Question

What are the prime factors of the number \[216?\]
(1) $2 \times 2 \times 3 \times 3 \times 3$
(2) $2 \times 2 \times 2 \times 3 \times 3 \times 3$
(3) $2 \times 2 \times 2 \times 3 \times 3 \times 3 \times 3$
(4) None of these

Answer 1

Hint: Prime factorization is a process of finding prime numbers, which are multiplied together to get the original number. In easy words, the method of finding prime factors of a number is called prime factorization. For example the prime factor of $4$ is $2 \times 2$ . Similarly the prime factors of the number $16$ is $2 \times 2 \times 2 \times 2$ . Again the prime factors of $15$ are $3 \times 5$ .
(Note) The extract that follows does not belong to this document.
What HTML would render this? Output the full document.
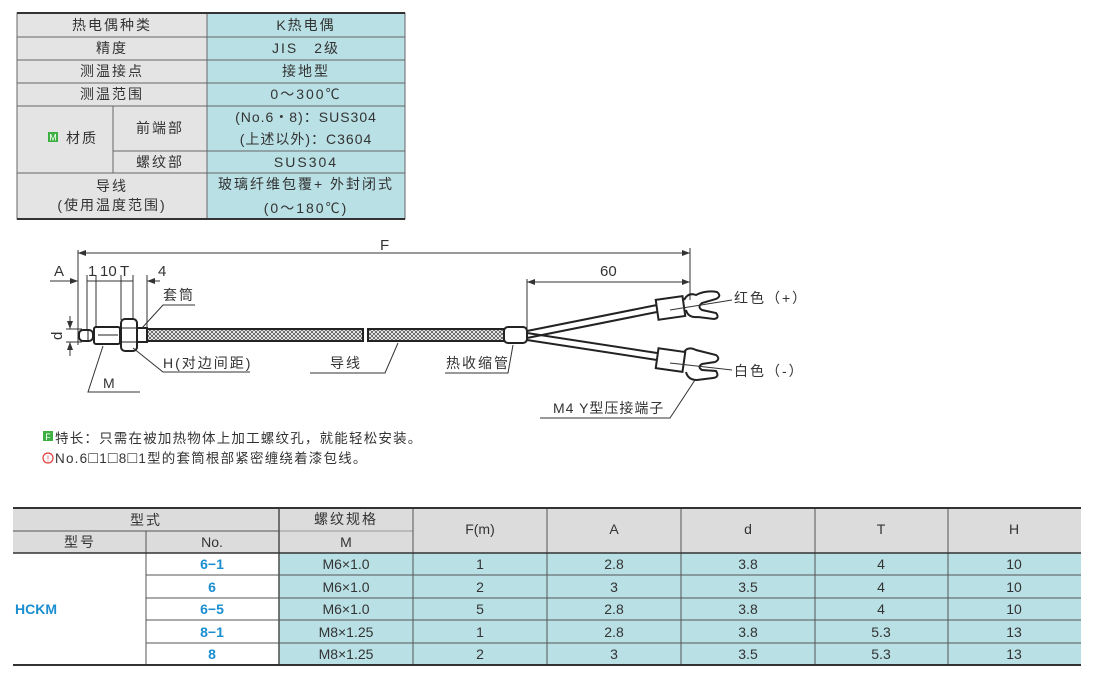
<!DOCTYPE html>
<html><head><meta charset="utf-8"><style>
html,body{margin:0;padding:0;background:#fff;width:1100px;height:674px;overflow:hidden}
svg{display:block}
text{font-family:"Liberation Sans","Noto Sans CJK SC",sans-serif;fill:#333}
.ls{letter-spacing:2px}
</style></head><body>
<svg width="1100" height="674" viewBox="0 0 1100 674" xmlns="http://www.w3.org/2000/svg">
<defs>
<pattern id="br" width="4" height="4" patternUnits="userSpaceOnUse">
<rect width="4" height="4" fill="#fff"/><path d="M0 0L4 4M4 0L0 4" stroke="#555" stroke-width="0.8"/>
</pattern>
<marker id="ar" markerWidth="8" markerHeight="6" refX="8" refY="3" orient="auto-start-reverse" markerUnits="userSpaceOnUse"><path d="M0 0L8 3L0 6z" fill="#333"/></marker>
</defs>

<!-- TOP TABLE -->
<g stroke="#666" stroke-width="1">
<rect x="17" y="13" width="190" height="206" fill="#e4e4e4"/>
<rect x="207" y="13" width="198" height="206" fill="#b9e0e5"/>
<line x1="17" y1="37" x2="405" y2="37"/><line x1="17" y1="60" x2="405" y2="60"/>
<line x1="17" y1="83" x2="405" y2="83"/><line x1="17" y1="106" x2="405" y2="106"/>
<line x1="113" y1="151" x2="405" y2="151"/><line x1="17" y1="173" x2="405" y2="173"/>
<line x1="113" y1="106" x2="113" y2="173"/>
</g>
<line x1="17" y1="13" x2="405" y2="13" stroke="#333" stroke-width="2"/>
<line x1="17" y1="219" x2="405" y2="219" stroke="#333" stroke-width="2"/>
<g font-size="14" text-anchor="middle" class="ls">
<text x="112" y="30">热电偶种类</text><text x="306" y="30">K热电偶</text>
<text x="112" y="53">精度</text><text x="306" y="53">JIS　2级</text>
<text x="112" y="76">测温接点</text><text x="306" y="76">接地型</text>
<text x="112" y="99">测温范围</text><text x="306" y="99">0～300℃</text>
<text x="82" y="143">材质</text>
<text x="160" y="133">前端部</text><text x="306" y="122" style="letter-spacing:1px">(No.6・8)：SUS304</text><text x="306" y="144" style="letter-spacing:1px">(上述以外)：C3604</text>
<text x="160" y="167">螺纹部</text><text x="306" y="167">SUS304</text>
<text x="112" y="191">导线</text><text x="112" y="210">(使用温度范围)</text>
<text x="306" y="189">玻璃纤维包覆+ 外封闭式</text><text x="306" y="213">(0～180℃)</text>
</g>
<rect x="48" y="132" width="10" height="10" fill="#3cb043"/>
<text x="53" y="140.5" font-size="9" text-anchor="middle" style="fill:#fff">M</text>

<!-- DIAGRAM -->
<g stroke="#333" stroke-width="1" fill="none">
<line x1="78" y1="253" x2="690" y2="253" marker-start="url(#ar)" marker-end="url(#ar)"/>
<line x1="78" y1="250" x2="78" y2="345"/><line x1="690" y1="248" x2="690" y2="300"/>
<line x1="50" y1="281" x2="78" y2="281" marker-end="url(#ar)"/>
<line x1="87" y1="281" x2="133" y2="281"/>
<line x1="160" y1="281" x2="147" y2="281" marker-end="url(#ar)"/>
<line x1="87" y1="275" x2="87" y2="330"/><line x1="96" y1="275" x2="96" y2="328"/>
<line x1="121" y1="275" x2="121" y2="320"/><line x1="133" y1="275" x2="133" y2="320"/>
<line x1="147" y1="275" x2="147" y2="328"/>
<line x1="527" y1="282" x2="690" y2="282" marker-start="url(#ar)" marker-end="url(#ar)"/>
<line x1="527" y1="279" x2="527" y2="330"/>
<line x1="70" y1="316" x2="70" y2="329" marker-end="url(#ar)"/>
<line x1="70" y1="356" x2="70" y2="342" marker-end="url(#ar)"/>
<line x1="66" y1="329" x2="82" y2="329"/><line x1="66" y1="342" x2="82" y2="342"/>
</g>
<g font-size="15">
<text x="380" y="250">F</text><text x="54" y="276">A</text><text x="88" y="276">1</text>
<text x="100" y="276">10</text><text x="120" y="276">T</text><text x="158" y="276">4</text>
<text x="600" y="276">60</text>
<text x="57" y="335" transform="rotate(-90 62 335)">d</text>
</g>
<!-- probe -->
<g stroke="#222" stroke-width="2">
<rect x="79" y="330" width="14" height="11" rx="4" fill="#fff"/>
<rect x="94" y="327" width="26" height="17" rx="2" fill="#fff"/>
<rect x="121" y="319" width="16" height="32" rx="4" fill="#fff"/>
<rect x="137" y="328" width="10" height="14" fill="#fff"/>
<rect x="147" y="329" width="216" height="12" fill="url(#br)"/>
<rect x="368" y="329" width="137" height="12" fill="url(#br)"/>
<rect x="504" y="327" width="23" height="16" rx="4" fill="#fff"/>
</g>
<g stroke="#222" stroke-width="1"><line x1="121" y1="328" x2="137" y2="328"/><line x1="121" y1="342" x2="137" y2="342"/><line x1="88" y1="330" x2="88" y2="341"/><line x1="98" y1="335" x2="118" y2="335"/></g>
<!-- wires -->
<g stroke="#222" stroke-width="2" fill="none">
<path d="M527 331L657 305M527 338L657 312"/>
<path d="M527 333L657 353M527 340L657 360"/>
<rect x="657" y="298" width="27" height="20" fill="#fff" transform="rotate(-8 670 308)"/>
<rect x="657" y="350" width="27" height="20" fill="#fff" transform="rotate(8 670 360)"/>
<path d="M684 300Q688 292 696 295Q706 290 717 292Q722 296 716 299L702 303Q697 307 702 310L716 313Q720 318 714 319L698 317Q688 318 686 310"/>
<path d="M684 352Q688 346 696 350L716 355Q721 359 715 362L702 364Q697 367 702 370L716 371Q720 377 713 378L697 380Q688 380 686 372"/>
</g>
<!-- leaders -->
<g stroke="#333" stroke-width="1" fill="none">
<path d="M195 305H163L142 328"/>
<path d="M250 372H163L133 348"/>
<path d="M140 392H88L103 346"/>
<path d="M310 373H385L398 343"/>
<path d="M445 373H508L513 345"/>
<path d="M540 418H670L695 380"/>
<line x1="670" y1="310" x2="732" y2="300"/><line x1="670" y1="363" x2="732" y2="370"/>
</g>
<g font-size="14" class="ls">
<text x="163" y="300">套筒</text><text x="163" y="368">H(对边间距)</text>
<text x="103" y="388">M</text><text x="330" y="368">导线</text><text x="446" y="368">热收缩管</text>
<text x="734" y="303">红色（+）</text><text x="734" y="376">白色（-）</text>
<text x="553" y="413" style="letter-spacing:1px">M4 Y型压接端子</text>
</g>
<g font-size="13.5">
<rect x="43" y="431" width="10" height="10" fill="#3cb043"/>
<text x="48" y="440" font-size="9" text-anchor="middle" style="fill:#fff">F</text>
<text x="55" y="443" style="letter-spacing:1.2px">特长：只需在被加热物体上加工螺纹孔，就能轻松安装。</text>
<circle cx="48" cy="458" r="5" fill="none" stroke="#e0403a" stroke-width="1.2"/>
<text x="48" y="461.5" font-size="8" text-anchor="middle" style="fill:#e0403a">!</text>
<text x="55" y="463" style="letter-spacing:1.2px">No.6<tspan font-size="16">□</tspan>1<tspan font-size="16">□</tspan>8<tspan font-size="16">□</tspan>1型的套筒根部紧密缠绕着漆包线。</text>
</g>

<!-- BOTTOM TABLE -->
<rect x="13" y="508" width="1068" height="45" fill="#dcdcdc"/>
<rect x="279" y="553" width="802" height="112" fill="#b9e0e5"/>
<g stroke="#555" stroke-width="1">
<line x1="13" y1="531" x2="279" y2="531"/><line x1="279" y1="531" x2="413" y2="531" stroke="#999"/>
<line x1="146" y1="575" x2="1081" y2="575"/><line x1="146" y1="598" x2="1081" y2="598"/>
<line x1="146" y1="620" x2="1081" y2="620"/><line x1="146" y1="643" x2="1081" y2="643"/>
<line x1="146" y1="531" x2="146" y2="665"/><line x1="279" y1="508" x2="279" y2="665" stroke-width="1.6"/>
<line x1="413" y1="508" x2="413" y2="665"/><line x1="547" y1="508" x2="547" y2="665"/>
<line x1="681" y1="508" x2="681" y2="665"/><line x1="815" y1="508" x2="815" y2="665"/>
<line x1="948" y1="508" x2="948" y2="665"/>
</g>
<line x1="13" y1="508" x2="1081" y2="508" stroke="#333" stroke-width="2"/>
<line x1="13" y1="553" x2="1081" y2="553" stroke="#333" stroke-width="1.6"/>
<line x1="13" y1="665" x2="1081" y2="665" stroke="#333" stroke-width="2"/>
<g font-size="14" text-anchor="middle">
<text x="146" y="525" class="ls">型式</text><text x="80" y="547" class="ls">型号</text><text x="212" y="547">No.</text>
<text x="346" y="524" class="ls">螺纹规格</text><text x="346" y="547">M</text>
<text x="480" y="534">F(m)</text><text x="614" y="534">A</text><text x="748" y="534">d</text>
<text x="881" y="534">T</text><text x="1014" y="534">H</text>
</g>
<g font-size="14" text-anchor="middle" font-weight="bold">
<text x="212" y="569" style="fill:#1a8ed0">6−1</text><text x="212" y="592" style="fill:#1a8ed0">6</text>
<text x="212" y="614" style="fill:#1a8ed0">6−5</text><text x="212" y="637" style="fill:#1a8ed0">8−1</text>
<text x="212" y="659" style="fill:#1a8ed0">8</text>
</g>
<text x="15" y="614" font-size="14" font-weight="bold" style="fill:#1a8ed0">HCKM</text>
<g font-size="14" text-anchor="middle" style="fill:#444">
<text x="346" y="569">M6×1.0</text><text x="480" y="569">1</text><text x="614" y="569">2.8</text><text x="748" y="569">3.8</text><text x="881" y="569">4</text><text x="1014" y="569">10</text>
<text x="346" y="592">M6×1.0</text><text x="480" y="592">2</text><text x="614" y="592">3</text><text x="748" y="592">3.5</text><text x="881" y="592">4</text><text x="1014" y="592">10</text>
<text x="346" y="614">M6×1.0</text><text x="480" y="614">5</text><text x="614" y="614">2.8</text><text x="748" y="614">3.8</text><text x="881" y="614">4</text><text x="1014" y="614">10</text>
<text x="346" y="637">M8×1.25</text><text x="480" y="637">1</text><text x="614" y="637">2.8</text><text x="748" y="637">3.8</text><text x="881" y="637">5.3</text><text x="1014" y="637">13</text>
<text x="346" y="659">M8×1.25</text><text x="480" y="659">2</text><text x="614" y="659">3</text><text x="748" y="659">3.5</text><text x="881" y="659">5.3</text><text x="1014" y="659">13</text>
</g>
</svg>
</body></html>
Complete step-by-step solution:
First let us break the given number $216$ into smaller factors. For this sake, we first divide $216$ by $2$ and we get $108$ . Hence $216$can be expressed as $216 = 2 \times 108$ . Now we repeat the same process i.e. we break $108$ into smaller factors and we get $108 = 2 \times 54$ . Therefore we have $216 = 2 \times 108$ and then $216 = 2 \times 2 \times 54$ .
Continuing , $216 = 2 \times 2 \times 2 \times 27$
i.e. $216 = 2 \times 2 \times 2 \times 3 \times 9$
i.e. $216 = 2 \times 2 \times 2 \times 3 \times 3 \times 3$.
Here all the factors of $216$ are primes and therefore this is the required solution.
Hence option $(3)$ is correct.

Note: Note that prime factors are factors of a number that are, themselves, prime numbers. In this problem, all the factors of $216$ are relatively prime. We also see that $216$ is a composite number as it has factors other than $1$ and $216$ itself namely as $2$ and $3$ . Another interesting fact is that the given number $216$ is also expressible as a perfect cube because $216 = {6^3}$.